I think that’s specifically urban romance/erotica, which I understand to be a subgenre of urban fiction, although for all I know it’s the biggest or most popular type of urban fiction. I don’t deal much with fiction at work, but what little I’ve picked up about urban erotica from patrons is that Zane is a very popular author.
To others reading this thread, please note that I have (again) provided a Wikipedia link. I hope that we can thus avoid a bunch of “Oh, you mean the main character in Piers Anthony’s On a Pale Horse!” or “Are you talking about Western author Zane Grey?” type posts.
An edge case, given the links above: Black Water Rising and Pleasantville. Edge cases because the protagonist is an attorney, poor for an attorney but not in poverty; however, he comes from an African American neighborhood in Houston, a neighborhood descending into poverty. They’re crime thrillers with a lot on their mind.
Generally, like romance, “urban fiction” (god, what an awful genre term) seems to be divided by publisher. Harlequins go in “romance”, books with romantic themes but from Penguin go in “fiction”.
But now they’ve decided to pull out “African American” in our library, which I think is an awful idea because how exactly can you tell if a book is black enough? Does it have to be a black author? Do there have to be a certain number of black people on the cover? Is this not gross to anybody else? Seriously, it gives me the horribles.
So anyway, the gangsta books are right next to “Af-Am”, but it’s like this: Toni Morrison goes in Af-Am. Colson Whitehead goes in Fiction. Wahida Clark goes in Urban.

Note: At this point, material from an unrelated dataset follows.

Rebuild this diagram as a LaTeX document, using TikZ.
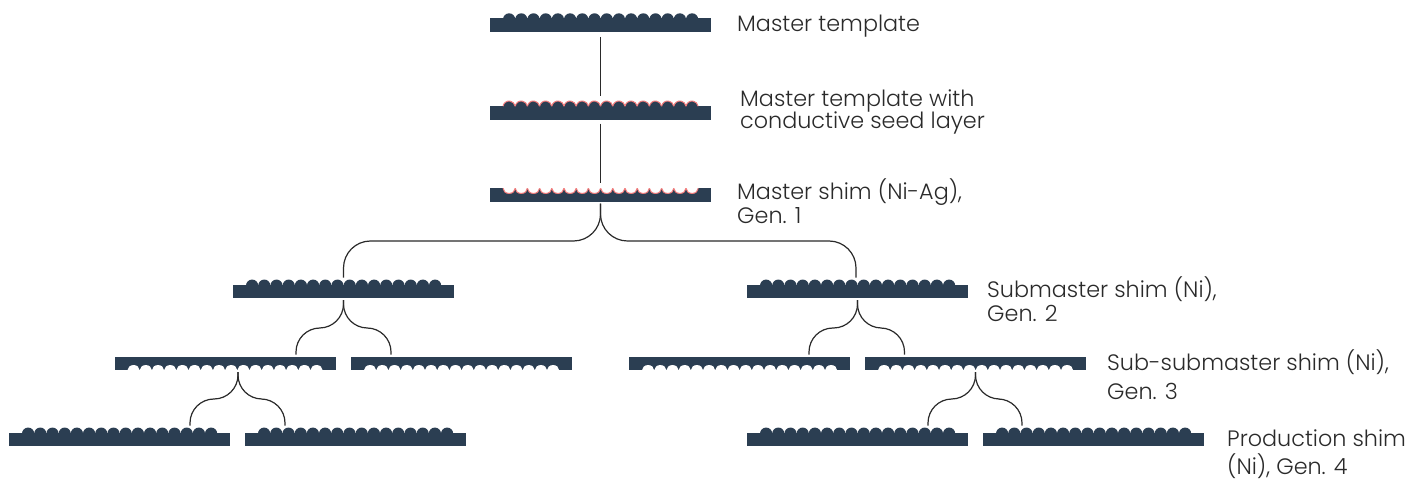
\documentclass[tikz,border=0pt]{standalone}
\usepackage{fontspec}
\setmainfont{Poppins}[UprightFont=* Light]
\definecolor{shimblue}{HTML}{2B3E52}
\definecolor{seedred}{HTML}{F27C7C}
\definecolor{inkgrey}{HTML}{2A2A2A}
\tikzset{
    shimbar/.style={fill=shimblue, minimum width=221pt, minimum height=13.5pt, inner sep=0pt, outer sep=2pt},
    conn/.style={line width=1.2pt, inkgrey},
    fork/.style={conn, rounded corners=24pt},
    gapped/.style={shorten >=5pt},
    shimlabel/.style={anchor=west, align=left, text=inkgrey, font=\fontsize{22.3}{24}\selectfont, inner sep=0pt}
}
% bumps on top of the bar
\newcommand{\bumps}[1]{
    \begin{scope}[shift={(#1.north west)}, shift={(2,-2)}]
        \foreach \i in {0,...,15}
            \fill[shimblue] (19.1+12.2*\i,-0.9) circle (6.1);
    \end{scope}
}
% same, with the seed layer on them
\newcommand{\seedbumps}[1]{
    \begin{scope}[shift={(#1.north west)}, shift={(2,-2)}]
        \foreach \i in {0,...,15} {
            \fill[shimblue] (19.1+12.2*\i,-0.9) circle (6.1);
            \draw[seedred, line width=1pt] (13.05+12.2*\i,0) arc (172:8:6.1);
        }
    \end{scope}
}
% hollows in the top of the bar, lined with the seed layer
\newcommand{\seedhollows}[1]{
    \begin{scope}[shift={(#1.north west)}, shift={(2,-2)}]
        \foreach \i in {0,...,15} {
            \fill[white] (13+12.2*\i,0) arc (180:360:6.1 and 5.2) -- cycle;
            \draw[seedred, line width=1pt] (13+12.2*\i,0) arc (180:360:6.1 and 5.2);
        }
    \end{scope}
}
% hollows in the bottom of the bar
\newcommand{\hollows}[1]{
    \begin{scope}[shift={(#1.south west)}, shift={(2,2)}]
        \foreach \i in {0,...,15}
            \fill[white] (13+12.2*\i,0) arc (180:0:6.1 and 5.2) -- cycle;
    \end{scope}
}

\begin{document}
\begin{tikzpicture}[x=1pt, y=1pt]
    \useasboundingbox (0,0) rectangle (1427,482);
    % shims
    \node[shimbar] (master) at (600.5,456.75) {};
    \node[shimbar] (seed) at (600.5,369) {};
    \node[shimbar] (mshim) at (600.5,287) {};
    \node[shimbar] (subl) at (343.5,190.5) {};
    \node[shimbar] (subr) at (857.5,190.5) {};
    \node[shimbar] (ssuba) at (225,118.5) {};
    \node[shimbar] (ssubb) at (461.5,118.5) {};
    \node[shimbar] (ssubc) at (739.5,118.5) {};
    \node[shimbar] (ssubd) at (975.5,118.5) {};
    \node[shimbar] (proda) at (119.5,42.5) {};
    \node[shimbar] (prodb) at (355.5,42.5) {};
    \node[shimbar] (prodc) at (857.5,42.5) {};
    \node[shimbar] (prodd) at (1093.5,42.5) {};
    \bumps{master}
    \seedbumps{seed}
    \seedhollows{mshim}
    \bumps{subl}
    \bumps{subr}
    \hollows{ssuba}
    \hollows{ssubb}
    \hollows{ssubc}
    \hollows{ssubd}
    \bumps{proda}
    \bumps{prodb}
    \bumps{prodc}
    \bumps{prodd}
    % forks
    \coordinate (joina) at (600.5,241);
    \coordinate (joinb) at (343.5,154);
    \coordinate (joinc) at (857.5,154);
    \coordinate (joind) at (238,83);
    \coordinate (joine) at (975.5,83);
    \draw[conn, shorten <=3pt, shorten >=8.5pt] (master.south) -- (seed.north);
    \draw[conn, shorten <=2pt, shorten >=3pt] (seed.south) -- (mshim.north);
    \draw[fork, rounded corners=27pt, gapped] (mshim.south) -- (joina) -| (subl.north);
    \draw[fork, rounded corners=27pt, gapped] (mshim.south) -- (joina) -| ([xshift=-1.5pt]subr.north);
    \draw[fork] (subl.south) -- (joinb) -| ([xshift=71pt]ssuba.north);
    \draw[fork] (subl.south) -- (joinb) -| ([xshift=-70.5pt]ssubb.north);
    \draw[fork] (subr.south) -- (joinc) -| ([xshift=69.5pt]ssubc.north);
    \draw[fork] (subr.south) -- (joinc) -| ([xshift=-71pt]ssubd.north);
    \draw[fork, gapped] ([xshift=13pt]ssuba.south) -- (joind) -| ([xshift=70.5pt]proda.north);
    \draw[fork, gapped] ([xshift=13pt]ssuba.south) -- (joind) -| ([xshift=-70.5pt]prodb.north);
    \draw[fork, gapped] (ssubd.south) -- (joine) -| ([xshift=70.5pt]prodc.north);
    \draw[fork, gapped] (ssubd.south) -- (joine) -| ([xshift=-71.5pt]prodd.north);
    % labels
    \node[shimlabel] (lmaster) at (737,456) {Master template};
    \node[shimlabel] (lseed) at (740,370) {Master template with\\[-2pt]conductive seed layer};
    \node[shimlabel] (lmshim) at (737,281) {Master shim (Ni-Ag),\\Gen. 1};
    \node[shimlabel] (lsub) at (987,183) {Submaster shim (Ni),\\Gen. 2};
    \node[shimlabel] (lssub) at (1107,107.5) {Sub-submaster shim (Ni),\\[5pt]Gen. 3};
    \node[shimlabel] (lprod) at (1227,27.5) {Production shim\\[4pt](Ni), Gen. 4};
\end{tikzpicture}
\end{document}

I should say, to temper what I just said, that patrons do frequently ask for African American fiction/fiction by African American authors. So that’s always a give and take - people like that kind of genre pullout, but there’s always going to be issues with it, even in areas that aren’t already kind of fraught. Like in Mystery, you end up with a ten book series where three are in Fiction and seven are in Mystery because, you know, different jobbers and whatnot. So while I personally don’t like the idea, it’s not that it doesn’t have popular support among patrons.